— Exercise details —
Wherever "this" appears in a line, copy that line.

— Supplied information —
--------

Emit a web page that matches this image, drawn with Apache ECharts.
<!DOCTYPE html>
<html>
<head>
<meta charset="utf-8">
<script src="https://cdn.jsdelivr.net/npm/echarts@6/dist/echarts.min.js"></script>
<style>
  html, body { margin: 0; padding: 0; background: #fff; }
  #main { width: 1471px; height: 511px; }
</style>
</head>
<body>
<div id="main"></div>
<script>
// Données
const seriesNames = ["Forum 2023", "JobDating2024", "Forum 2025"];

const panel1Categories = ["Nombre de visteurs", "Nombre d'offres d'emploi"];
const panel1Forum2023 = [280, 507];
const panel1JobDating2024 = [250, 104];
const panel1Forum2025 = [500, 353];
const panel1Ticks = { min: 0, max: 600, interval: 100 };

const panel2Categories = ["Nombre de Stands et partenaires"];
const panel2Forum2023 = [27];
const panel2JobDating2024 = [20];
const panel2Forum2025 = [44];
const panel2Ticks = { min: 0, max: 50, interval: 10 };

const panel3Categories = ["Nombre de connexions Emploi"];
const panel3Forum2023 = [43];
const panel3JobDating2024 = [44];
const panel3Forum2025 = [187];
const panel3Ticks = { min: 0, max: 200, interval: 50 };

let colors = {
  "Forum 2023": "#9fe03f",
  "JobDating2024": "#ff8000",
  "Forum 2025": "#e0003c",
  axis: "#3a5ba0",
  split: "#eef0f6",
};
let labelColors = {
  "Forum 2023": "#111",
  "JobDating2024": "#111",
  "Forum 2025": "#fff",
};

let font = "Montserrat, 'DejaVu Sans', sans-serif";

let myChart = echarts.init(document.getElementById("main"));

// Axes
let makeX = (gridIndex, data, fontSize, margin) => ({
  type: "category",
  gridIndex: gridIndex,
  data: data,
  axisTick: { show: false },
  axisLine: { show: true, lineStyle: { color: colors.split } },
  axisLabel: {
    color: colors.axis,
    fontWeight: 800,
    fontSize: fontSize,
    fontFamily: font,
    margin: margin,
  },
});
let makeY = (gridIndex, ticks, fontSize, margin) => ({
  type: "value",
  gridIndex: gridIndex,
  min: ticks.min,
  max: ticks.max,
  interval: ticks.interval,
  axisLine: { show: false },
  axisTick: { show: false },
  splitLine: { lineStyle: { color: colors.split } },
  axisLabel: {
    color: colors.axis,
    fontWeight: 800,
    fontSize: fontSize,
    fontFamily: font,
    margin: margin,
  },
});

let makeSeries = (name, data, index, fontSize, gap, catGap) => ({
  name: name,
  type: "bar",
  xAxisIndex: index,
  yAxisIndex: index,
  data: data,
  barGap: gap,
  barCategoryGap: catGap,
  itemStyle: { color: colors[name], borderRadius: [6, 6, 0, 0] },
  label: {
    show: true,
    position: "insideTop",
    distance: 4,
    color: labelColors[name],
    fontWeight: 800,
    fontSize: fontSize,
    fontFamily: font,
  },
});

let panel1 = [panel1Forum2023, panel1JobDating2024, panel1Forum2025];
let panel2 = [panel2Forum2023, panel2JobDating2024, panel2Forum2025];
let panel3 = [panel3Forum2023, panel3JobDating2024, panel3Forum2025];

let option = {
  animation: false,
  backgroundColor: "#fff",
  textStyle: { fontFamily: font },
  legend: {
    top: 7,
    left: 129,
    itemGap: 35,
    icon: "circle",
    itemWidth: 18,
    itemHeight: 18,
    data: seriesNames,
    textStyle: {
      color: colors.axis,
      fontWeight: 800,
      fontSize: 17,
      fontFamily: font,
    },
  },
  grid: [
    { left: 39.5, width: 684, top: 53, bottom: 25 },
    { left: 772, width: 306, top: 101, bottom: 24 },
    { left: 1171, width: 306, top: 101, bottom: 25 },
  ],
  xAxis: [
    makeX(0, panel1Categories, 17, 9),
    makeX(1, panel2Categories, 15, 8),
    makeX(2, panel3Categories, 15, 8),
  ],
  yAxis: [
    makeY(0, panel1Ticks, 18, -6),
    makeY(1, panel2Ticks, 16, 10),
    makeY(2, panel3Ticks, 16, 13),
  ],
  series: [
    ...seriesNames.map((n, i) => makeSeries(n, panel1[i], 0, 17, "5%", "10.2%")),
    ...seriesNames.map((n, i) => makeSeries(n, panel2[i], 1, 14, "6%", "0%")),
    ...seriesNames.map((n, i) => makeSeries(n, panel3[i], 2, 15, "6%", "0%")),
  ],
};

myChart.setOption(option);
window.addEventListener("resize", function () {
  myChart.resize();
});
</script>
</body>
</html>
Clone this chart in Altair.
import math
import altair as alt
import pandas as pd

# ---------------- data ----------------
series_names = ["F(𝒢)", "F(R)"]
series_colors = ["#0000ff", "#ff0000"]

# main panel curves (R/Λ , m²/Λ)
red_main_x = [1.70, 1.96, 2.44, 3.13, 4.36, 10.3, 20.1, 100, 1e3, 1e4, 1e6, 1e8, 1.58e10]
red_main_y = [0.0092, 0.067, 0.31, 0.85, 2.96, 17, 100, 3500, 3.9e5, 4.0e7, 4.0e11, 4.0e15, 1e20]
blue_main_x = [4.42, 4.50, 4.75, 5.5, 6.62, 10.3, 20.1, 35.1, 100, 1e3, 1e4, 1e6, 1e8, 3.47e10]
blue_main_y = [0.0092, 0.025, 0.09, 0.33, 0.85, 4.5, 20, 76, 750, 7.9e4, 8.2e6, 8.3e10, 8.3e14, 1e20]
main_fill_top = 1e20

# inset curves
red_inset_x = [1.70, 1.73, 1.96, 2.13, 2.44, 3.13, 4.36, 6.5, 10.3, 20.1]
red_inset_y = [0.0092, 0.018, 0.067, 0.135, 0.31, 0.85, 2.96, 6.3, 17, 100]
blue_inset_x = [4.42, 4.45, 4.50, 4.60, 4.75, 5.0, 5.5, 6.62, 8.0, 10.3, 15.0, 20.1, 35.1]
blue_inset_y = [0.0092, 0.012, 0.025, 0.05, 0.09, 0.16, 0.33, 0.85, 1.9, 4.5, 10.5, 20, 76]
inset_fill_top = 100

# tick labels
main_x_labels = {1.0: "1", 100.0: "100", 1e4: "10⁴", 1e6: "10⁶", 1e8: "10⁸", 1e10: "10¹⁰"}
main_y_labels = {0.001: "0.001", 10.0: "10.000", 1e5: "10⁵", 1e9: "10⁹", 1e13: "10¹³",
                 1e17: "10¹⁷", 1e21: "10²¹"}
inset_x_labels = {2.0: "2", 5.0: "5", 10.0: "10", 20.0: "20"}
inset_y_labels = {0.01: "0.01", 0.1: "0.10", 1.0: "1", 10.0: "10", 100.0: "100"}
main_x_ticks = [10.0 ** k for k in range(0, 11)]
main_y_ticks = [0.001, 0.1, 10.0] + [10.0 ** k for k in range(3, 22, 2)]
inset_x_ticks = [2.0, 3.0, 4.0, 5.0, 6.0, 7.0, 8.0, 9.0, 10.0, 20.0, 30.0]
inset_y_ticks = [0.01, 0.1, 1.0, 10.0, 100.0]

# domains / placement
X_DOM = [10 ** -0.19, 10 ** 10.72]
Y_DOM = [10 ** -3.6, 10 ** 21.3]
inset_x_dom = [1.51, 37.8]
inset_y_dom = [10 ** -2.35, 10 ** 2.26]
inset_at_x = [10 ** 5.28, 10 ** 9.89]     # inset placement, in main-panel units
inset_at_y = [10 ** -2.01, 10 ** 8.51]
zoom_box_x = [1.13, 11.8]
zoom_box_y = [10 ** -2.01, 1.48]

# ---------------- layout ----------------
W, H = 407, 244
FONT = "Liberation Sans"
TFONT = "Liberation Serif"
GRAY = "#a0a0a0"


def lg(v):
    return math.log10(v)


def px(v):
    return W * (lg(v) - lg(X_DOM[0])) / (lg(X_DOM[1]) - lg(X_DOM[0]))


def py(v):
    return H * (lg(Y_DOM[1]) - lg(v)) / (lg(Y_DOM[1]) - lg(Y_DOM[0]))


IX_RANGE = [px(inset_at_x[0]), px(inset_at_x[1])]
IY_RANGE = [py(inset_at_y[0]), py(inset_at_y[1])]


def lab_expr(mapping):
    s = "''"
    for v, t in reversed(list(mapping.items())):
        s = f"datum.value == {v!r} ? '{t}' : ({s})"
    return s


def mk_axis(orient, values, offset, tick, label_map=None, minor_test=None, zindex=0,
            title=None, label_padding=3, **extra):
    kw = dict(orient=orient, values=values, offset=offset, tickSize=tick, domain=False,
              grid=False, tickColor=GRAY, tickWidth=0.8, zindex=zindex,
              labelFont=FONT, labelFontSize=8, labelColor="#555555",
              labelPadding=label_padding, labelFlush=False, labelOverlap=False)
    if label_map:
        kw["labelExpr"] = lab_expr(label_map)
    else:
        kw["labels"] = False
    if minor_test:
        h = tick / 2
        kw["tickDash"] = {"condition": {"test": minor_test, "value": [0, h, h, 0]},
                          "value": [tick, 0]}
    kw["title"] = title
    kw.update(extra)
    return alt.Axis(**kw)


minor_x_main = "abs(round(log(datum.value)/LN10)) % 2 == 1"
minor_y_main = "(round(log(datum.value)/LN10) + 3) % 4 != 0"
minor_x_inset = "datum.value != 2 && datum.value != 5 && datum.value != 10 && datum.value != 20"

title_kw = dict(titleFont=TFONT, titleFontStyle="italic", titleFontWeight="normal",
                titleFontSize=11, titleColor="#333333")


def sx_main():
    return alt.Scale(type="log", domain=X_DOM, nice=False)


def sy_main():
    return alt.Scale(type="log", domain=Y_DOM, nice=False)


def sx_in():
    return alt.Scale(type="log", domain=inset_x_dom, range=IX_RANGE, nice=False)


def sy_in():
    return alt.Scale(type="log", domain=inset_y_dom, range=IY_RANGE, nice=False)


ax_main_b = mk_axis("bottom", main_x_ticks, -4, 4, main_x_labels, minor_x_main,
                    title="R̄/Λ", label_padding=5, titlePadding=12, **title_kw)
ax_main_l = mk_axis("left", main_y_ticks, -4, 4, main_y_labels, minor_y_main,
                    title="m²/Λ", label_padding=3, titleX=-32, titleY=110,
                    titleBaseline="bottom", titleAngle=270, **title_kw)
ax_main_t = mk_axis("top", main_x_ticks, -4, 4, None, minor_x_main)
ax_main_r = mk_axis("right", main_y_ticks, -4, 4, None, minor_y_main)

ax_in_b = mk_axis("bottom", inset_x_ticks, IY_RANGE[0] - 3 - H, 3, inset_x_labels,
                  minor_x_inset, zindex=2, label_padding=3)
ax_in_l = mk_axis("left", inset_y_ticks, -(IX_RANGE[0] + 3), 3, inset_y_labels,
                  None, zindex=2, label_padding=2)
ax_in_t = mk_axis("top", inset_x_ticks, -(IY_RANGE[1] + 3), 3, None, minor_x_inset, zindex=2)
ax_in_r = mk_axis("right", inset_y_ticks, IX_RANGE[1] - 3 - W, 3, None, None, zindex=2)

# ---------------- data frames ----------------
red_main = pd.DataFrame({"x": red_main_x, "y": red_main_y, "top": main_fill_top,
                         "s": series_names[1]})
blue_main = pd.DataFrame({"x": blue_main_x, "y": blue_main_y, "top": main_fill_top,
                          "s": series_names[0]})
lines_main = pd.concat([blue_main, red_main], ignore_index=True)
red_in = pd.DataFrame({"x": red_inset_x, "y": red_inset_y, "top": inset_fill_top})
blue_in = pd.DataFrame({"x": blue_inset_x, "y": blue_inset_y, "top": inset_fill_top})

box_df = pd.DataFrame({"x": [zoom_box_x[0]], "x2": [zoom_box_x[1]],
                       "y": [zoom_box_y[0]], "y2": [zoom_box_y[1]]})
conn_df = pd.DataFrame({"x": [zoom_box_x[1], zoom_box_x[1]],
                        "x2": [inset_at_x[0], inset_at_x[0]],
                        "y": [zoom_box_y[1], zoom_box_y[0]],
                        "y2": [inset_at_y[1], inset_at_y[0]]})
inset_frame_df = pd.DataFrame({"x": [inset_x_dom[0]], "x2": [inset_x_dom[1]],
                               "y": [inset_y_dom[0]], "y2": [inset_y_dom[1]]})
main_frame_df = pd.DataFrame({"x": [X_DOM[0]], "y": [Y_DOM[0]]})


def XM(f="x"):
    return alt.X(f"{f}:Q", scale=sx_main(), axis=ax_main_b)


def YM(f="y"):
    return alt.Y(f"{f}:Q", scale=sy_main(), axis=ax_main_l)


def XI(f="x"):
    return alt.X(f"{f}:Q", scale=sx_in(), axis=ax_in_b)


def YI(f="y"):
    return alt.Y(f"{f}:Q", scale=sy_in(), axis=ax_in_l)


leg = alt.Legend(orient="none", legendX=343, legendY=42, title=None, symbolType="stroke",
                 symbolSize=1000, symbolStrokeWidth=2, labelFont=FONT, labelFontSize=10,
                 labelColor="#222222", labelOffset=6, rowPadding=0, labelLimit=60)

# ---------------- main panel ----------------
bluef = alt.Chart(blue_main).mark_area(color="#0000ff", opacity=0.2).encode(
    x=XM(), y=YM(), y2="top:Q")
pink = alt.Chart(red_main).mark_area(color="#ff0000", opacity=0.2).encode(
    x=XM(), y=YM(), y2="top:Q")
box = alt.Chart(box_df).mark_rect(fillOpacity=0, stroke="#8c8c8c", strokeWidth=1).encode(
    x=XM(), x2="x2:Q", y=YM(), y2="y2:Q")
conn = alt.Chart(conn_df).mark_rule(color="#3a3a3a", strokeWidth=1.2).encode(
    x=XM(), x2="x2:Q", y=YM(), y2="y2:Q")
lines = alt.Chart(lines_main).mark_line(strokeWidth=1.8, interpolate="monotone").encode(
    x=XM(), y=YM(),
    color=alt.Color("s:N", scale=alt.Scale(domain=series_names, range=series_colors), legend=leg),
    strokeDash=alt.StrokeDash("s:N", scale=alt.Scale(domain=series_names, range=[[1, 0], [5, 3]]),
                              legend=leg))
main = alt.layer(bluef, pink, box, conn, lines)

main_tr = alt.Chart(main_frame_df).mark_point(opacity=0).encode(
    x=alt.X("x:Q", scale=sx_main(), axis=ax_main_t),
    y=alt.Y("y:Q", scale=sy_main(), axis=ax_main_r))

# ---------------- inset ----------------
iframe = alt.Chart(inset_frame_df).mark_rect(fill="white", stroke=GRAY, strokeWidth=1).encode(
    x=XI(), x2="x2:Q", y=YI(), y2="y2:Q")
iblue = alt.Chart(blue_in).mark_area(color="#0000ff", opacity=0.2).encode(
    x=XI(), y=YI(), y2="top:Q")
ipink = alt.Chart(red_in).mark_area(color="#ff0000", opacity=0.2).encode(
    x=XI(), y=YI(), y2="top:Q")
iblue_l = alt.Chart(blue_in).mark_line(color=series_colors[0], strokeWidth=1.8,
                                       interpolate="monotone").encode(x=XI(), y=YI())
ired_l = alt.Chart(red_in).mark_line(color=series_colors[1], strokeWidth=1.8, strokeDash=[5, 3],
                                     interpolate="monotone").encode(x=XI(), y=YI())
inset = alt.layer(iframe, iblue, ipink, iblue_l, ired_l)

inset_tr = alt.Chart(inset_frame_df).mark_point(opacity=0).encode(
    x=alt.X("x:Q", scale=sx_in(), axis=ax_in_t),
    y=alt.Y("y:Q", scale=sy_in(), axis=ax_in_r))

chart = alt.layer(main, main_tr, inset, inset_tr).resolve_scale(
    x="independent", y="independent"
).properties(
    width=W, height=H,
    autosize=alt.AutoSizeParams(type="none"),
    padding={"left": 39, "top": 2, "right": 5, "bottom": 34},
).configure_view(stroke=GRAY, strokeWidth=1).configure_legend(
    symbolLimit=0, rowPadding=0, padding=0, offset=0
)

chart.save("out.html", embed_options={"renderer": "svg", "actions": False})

--------

— Expected answer —
Emit a web page that matches this image, drawn with Apache ECharts.
Clone this chart in Altair.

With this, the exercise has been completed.